» Given exercise
Reproduce exactly the run of lines from the one containing "Generate a web" through the one containing "17.80, 19.50, 32.19];". Pictures do not belong in the copy.

[start Exercise inputs]

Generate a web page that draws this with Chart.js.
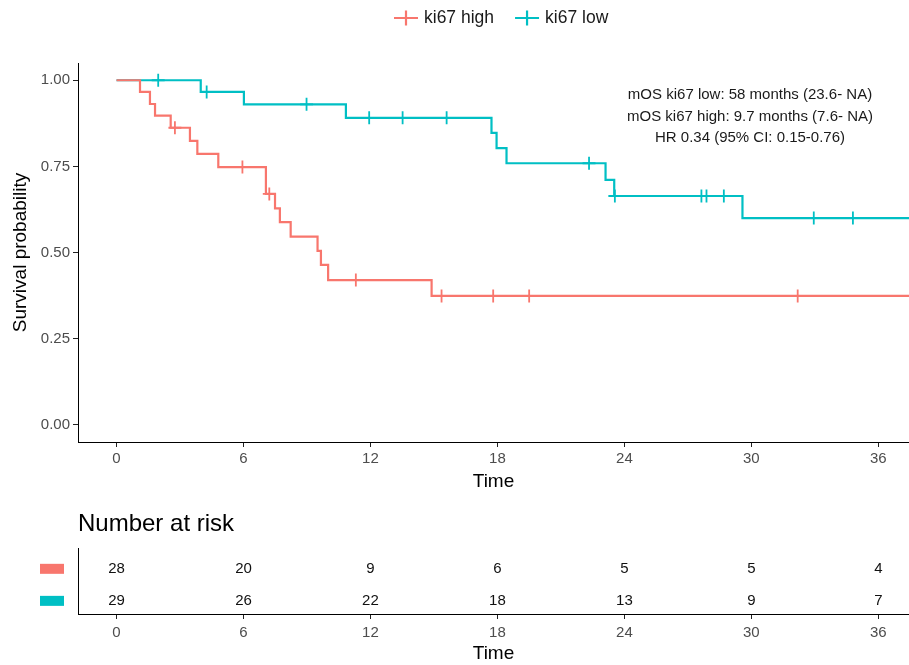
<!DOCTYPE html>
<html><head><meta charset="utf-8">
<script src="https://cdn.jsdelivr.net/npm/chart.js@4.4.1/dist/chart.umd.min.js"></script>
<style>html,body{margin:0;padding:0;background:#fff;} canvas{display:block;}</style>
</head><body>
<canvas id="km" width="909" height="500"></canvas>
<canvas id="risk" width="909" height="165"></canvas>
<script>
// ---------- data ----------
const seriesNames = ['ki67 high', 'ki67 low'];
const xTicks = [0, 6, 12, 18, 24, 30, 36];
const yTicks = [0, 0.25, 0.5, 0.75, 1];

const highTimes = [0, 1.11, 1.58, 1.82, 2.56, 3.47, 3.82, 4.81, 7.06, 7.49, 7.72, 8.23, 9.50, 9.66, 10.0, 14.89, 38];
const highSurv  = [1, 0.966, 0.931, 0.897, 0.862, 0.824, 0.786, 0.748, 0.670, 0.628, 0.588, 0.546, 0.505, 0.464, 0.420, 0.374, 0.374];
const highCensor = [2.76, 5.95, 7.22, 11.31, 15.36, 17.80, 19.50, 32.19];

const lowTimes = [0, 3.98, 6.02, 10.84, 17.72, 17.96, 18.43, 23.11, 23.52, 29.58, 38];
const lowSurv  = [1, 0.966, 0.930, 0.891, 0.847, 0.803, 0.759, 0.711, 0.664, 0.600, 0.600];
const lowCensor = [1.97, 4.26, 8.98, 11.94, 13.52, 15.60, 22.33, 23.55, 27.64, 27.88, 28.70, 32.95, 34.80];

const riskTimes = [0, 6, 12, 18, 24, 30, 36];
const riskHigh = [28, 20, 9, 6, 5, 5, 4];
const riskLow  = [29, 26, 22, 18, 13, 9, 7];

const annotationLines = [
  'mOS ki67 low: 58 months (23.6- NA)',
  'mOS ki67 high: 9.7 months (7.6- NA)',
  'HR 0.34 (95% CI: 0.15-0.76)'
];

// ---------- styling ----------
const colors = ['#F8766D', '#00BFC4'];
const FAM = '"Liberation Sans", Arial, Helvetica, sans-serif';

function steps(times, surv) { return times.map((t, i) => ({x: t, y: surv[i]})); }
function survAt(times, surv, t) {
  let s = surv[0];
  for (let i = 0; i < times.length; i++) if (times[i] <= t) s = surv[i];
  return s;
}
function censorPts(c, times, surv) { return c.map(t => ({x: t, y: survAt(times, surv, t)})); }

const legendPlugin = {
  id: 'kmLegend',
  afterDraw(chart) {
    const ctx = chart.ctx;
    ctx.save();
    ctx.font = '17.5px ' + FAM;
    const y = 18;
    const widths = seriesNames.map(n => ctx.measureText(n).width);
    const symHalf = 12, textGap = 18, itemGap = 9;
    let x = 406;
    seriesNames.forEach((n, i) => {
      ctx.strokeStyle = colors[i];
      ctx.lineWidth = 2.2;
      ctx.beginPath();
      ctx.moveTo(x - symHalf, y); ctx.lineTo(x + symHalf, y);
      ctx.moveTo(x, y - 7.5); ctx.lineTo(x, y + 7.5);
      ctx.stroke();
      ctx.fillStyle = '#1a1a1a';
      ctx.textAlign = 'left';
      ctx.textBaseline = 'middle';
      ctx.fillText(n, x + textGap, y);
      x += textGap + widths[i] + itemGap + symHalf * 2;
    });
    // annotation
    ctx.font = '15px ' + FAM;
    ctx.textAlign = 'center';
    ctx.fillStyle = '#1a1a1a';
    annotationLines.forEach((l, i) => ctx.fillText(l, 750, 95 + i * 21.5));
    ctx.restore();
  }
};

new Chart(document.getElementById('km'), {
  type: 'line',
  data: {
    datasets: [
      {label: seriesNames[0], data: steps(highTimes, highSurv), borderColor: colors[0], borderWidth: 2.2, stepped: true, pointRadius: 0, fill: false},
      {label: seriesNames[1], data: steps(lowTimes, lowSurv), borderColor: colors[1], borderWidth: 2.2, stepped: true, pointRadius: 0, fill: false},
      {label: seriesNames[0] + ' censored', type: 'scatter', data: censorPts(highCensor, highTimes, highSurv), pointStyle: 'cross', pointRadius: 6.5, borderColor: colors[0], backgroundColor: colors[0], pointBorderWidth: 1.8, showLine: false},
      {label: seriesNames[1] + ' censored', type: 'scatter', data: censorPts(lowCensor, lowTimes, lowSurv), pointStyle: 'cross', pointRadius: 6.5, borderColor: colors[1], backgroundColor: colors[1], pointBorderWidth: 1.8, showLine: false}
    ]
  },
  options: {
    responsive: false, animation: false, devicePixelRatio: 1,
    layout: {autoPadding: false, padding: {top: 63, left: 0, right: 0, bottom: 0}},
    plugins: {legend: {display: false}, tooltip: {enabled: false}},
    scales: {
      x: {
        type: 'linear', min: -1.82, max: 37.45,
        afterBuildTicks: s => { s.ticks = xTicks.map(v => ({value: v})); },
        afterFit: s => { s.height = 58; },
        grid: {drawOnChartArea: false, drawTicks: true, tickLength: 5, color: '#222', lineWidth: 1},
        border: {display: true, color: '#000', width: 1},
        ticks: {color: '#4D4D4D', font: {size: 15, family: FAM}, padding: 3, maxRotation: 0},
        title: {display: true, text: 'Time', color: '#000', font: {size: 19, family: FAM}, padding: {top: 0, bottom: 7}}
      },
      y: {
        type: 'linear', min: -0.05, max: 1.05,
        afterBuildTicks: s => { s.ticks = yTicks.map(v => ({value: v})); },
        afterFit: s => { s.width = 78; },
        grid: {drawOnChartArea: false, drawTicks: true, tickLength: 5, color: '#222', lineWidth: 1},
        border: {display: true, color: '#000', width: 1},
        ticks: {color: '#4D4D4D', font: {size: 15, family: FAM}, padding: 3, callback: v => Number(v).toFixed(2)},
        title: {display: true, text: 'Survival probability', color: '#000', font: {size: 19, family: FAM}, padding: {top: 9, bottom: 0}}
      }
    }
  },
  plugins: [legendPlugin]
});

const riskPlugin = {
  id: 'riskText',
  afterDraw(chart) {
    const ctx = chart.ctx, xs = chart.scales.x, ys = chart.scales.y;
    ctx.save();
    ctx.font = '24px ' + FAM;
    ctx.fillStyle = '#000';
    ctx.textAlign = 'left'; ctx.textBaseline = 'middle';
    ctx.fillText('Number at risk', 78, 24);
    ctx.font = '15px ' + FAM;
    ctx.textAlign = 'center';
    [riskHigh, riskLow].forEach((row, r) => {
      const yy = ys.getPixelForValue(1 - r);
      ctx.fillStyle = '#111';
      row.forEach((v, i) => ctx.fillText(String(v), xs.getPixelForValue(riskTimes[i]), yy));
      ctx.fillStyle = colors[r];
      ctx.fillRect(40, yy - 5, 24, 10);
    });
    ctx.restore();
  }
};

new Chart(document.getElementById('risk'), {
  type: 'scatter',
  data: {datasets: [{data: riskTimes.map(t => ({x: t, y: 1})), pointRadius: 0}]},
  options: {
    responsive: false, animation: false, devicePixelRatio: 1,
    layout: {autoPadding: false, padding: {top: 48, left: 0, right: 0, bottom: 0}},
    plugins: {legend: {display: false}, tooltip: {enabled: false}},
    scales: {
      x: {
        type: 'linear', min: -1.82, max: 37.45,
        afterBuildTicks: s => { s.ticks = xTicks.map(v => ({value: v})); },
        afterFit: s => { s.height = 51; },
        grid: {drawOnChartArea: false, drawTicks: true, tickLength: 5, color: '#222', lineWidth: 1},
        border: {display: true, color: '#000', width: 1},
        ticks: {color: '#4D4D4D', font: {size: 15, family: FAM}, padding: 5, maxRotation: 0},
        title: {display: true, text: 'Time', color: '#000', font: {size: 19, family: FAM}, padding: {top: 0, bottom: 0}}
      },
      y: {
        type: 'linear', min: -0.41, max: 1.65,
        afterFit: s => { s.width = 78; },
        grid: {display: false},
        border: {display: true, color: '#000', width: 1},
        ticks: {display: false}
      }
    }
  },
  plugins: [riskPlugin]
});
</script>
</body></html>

[end Exercise inputs]
[start Exercise inputs]

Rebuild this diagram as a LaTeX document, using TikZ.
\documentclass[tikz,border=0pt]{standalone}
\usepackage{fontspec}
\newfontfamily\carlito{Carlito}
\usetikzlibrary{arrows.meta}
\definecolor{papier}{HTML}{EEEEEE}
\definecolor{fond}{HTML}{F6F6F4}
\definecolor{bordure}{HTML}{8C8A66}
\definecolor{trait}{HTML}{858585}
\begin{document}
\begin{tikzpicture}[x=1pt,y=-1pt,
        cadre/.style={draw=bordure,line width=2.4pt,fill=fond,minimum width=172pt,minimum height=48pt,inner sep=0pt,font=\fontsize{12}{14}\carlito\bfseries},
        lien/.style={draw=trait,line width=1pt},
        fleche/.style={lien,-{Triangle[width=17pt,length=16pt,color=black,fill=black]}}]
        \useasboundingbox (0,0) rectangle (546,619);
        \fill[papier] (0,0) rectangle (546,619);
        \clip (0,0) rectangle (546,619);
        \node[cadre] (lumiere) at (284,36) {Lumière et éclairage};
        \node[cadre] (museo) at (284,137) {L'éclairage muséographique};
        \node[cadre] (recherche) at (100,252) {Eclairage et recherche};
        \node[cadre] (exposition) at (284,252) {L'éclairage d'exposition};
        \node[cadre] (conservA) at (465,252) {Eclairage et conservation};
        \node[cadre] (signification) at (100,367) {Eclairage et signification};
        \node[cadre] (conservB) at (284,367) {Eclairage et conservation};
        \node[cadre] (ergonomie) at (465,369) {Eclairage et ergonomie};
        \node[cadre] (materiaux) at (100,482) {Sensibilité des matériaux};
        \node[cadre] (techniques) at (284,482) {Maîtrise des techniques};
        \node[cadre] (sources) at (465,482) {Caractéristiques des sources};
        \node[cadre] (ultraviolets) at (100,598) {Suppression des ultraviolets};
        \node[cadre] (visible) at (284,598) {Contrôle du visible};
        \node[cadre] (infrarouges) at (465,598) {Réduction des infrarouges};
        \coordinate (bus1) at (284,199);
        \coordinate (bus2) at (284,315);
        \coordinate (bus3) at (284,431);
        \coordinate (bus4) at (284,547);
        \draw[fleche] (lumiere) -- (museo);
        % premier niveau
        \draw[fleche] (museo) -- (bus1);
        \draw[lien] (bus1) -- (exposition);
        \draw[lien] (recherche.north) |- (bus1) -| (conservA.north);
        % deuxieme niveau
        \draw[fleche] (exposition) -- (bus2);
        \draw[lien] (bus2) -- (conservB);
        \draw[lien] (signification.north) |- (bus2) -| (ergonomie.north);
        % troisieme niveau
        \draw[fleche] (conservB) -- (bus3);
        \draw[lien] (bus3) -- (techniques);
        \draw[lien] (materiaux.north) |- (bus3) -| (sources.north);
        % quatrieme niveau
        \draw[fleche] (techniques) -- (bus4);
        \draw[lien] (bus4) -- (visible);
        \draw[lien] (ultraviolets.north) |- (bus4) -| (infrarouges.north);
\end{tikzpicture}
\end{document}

[end Exercise inputs]

» Exercise result
Generate a web page that draws this with Chart.js.
<!DOCTYPE html>
<html><head><meta charset="utf-8">
<script src="https://cdn.jsdelivr.net/npm/chart.js@4.4.1/dist/chart.umd.min.js"></script>
<style>html,body{margin:0;padding:0;background:#fff;} canvas{display:block;}</style>
</head><body>
<canvas id="km" width="909" height="500"></canvas>
<canvas id="risk" width="909" height="165"></canvas>
<script>
// ---------- data ----------
const seriesNames = ['ki67 high', 'ki67 low'];
const xTicks = [0, 6, 12, 18, 24, 30, 36];
const yTicks = [0, 0.25, 0.5, 0.75, 1];

const highTimes = [0, 1.11, 1.58, 1.82, 2.56, 3.47, 3.82, 4.81, 7.06, 7.49, 7.72, 8.23, 9.50, 9.66, 10.0, 14.89, 38];
const highSurv  = [1, 0.966, 0.931, 0.897, 0.862, 0.824, 0.786, 0.748, 0.670, 0.628, 0.588, 0.546, 0.505, 0.464, 0.420, 0.374, 0.374];
const highCensor = [2.76, 5.95, 7.22, 11.31, 15.36, 17.80, 19.50, 32.19];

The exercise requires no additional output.